Einde inhoudsopgave
Omgevingsbesluit - Nota van toelichting
4.4.6 Effecten
Geldend
Geldend vanaf 01-01-2024
- Bronpublicatie:
03-07-2018, Stb. 2018, 290 (uitgifte: 31-08-2018, kamerstukken/regelingnummer: -)
- Inwerkingtreding
01-01-2024
- Bronpublicatie inwerkingtreding:
05-04-2023, Stb. 2023, 113 (uitgifte: 07-04-2023, kamerstukken/regelingnummer: -)
- Vakgebied(en)
Omgevingsrecht / Algemeen
Omgevingsrecht / Omgevingswet
In de memorie van toelichting bij het wetsvoorstel voor de Omgevingswet1. zijn in paragraaf 4.5.6 de effecten beschreven van de wijziging van het stelsel. Deze paragraaf richt zich op de effecten van de verdere invulling van de projectprocedure in dit besluit.
De effecten betreffen:
- •
Bestuurlijke vrijheid om participatie passend bij de opgave in te richten op een manier die het meest doelmatig is. Afhankelijk van de grootte en complexiteit van de opgave en de mogelijke oplossingen hiervoor, kan het participatietraject zo optimaal mogelijk worden ingevuld en kunnen de meest passende participatievormen worden gehanteerd. Zo vereist een mobiliteitsopgave van een grote stad een andere participatieaanpak dan de concrete verbreding van een snelweg.
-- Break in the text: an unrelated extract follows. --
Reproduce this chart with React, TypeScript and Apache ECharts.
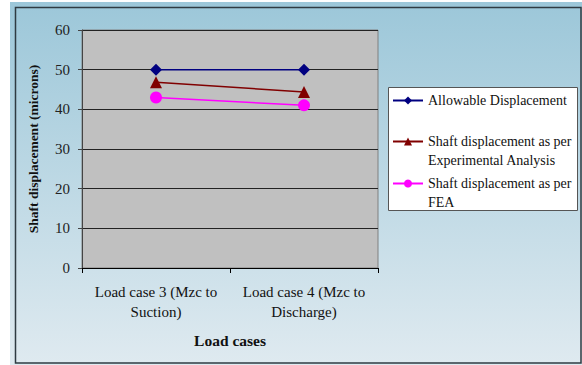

Dit besluit stelt dan ook geen nadere eisen aan de wijze waarop participatie wordt ingericht. Aan de wijze van kennisgeven van participatie worden ook geen nadere eisen gesteld. Wél vereist dit besluit dat vooraf door middel van de kennisgeving voor iedereen duidelijk wordt wie wanneer kan deelnemen en waarover men betrokken wordt.
- •
Meer keuzevrijheid van het bevoegd gezag bij de invulling van de projectprocedure. De voorkeursbeslissing is alleen een verplichte stap voor bepaalde weg, vaarweg- en spoorprojecten. Dit besluit geeft het bevoegd gezag echter de vrijheid om vrijwillig een voorkeursbeslissing te nemen als dat voor de opgave een meerwaarde heeft, bijvoorbeeld bij een complexe opgave waar verschillende belangen spelen. Daarnaast worden de nadere regels ook zo beperkt mogelijk ingevuld. Bij de voorkeursbeslissing vereist dit besluit, aanvullend aan de vereisten vanuit de wet, alleen een nadere invulling van de voorkeur en een motivering over participatie.
- •
Vermindering van het aantal regels en daarmee minder administratieve en bestuurslasten, en verbetering van de inzichtelijkheid van het stelsel. Zo komt een deel van de procedurele vereisten uit de Tracéwet en de Wro niet terug zoals de overlegverplichtingen. Ook inhoudelijke vereisten uit bijvoorbeeld de Tracéwet komen niet terug, zoals specifieke bepalingen over de inhoud van een tracébesluit.
- •
Geïntegreerde besluitvorming en een betere afstemming tussen alle toestemmingen in één besluit, doordat andere besluiten kunnen worden meegenomen in het projectbesluit. Dit is aanvullend op het meenemen van de benodigde omgevingsvergunningen wat al in de wet is geregeld.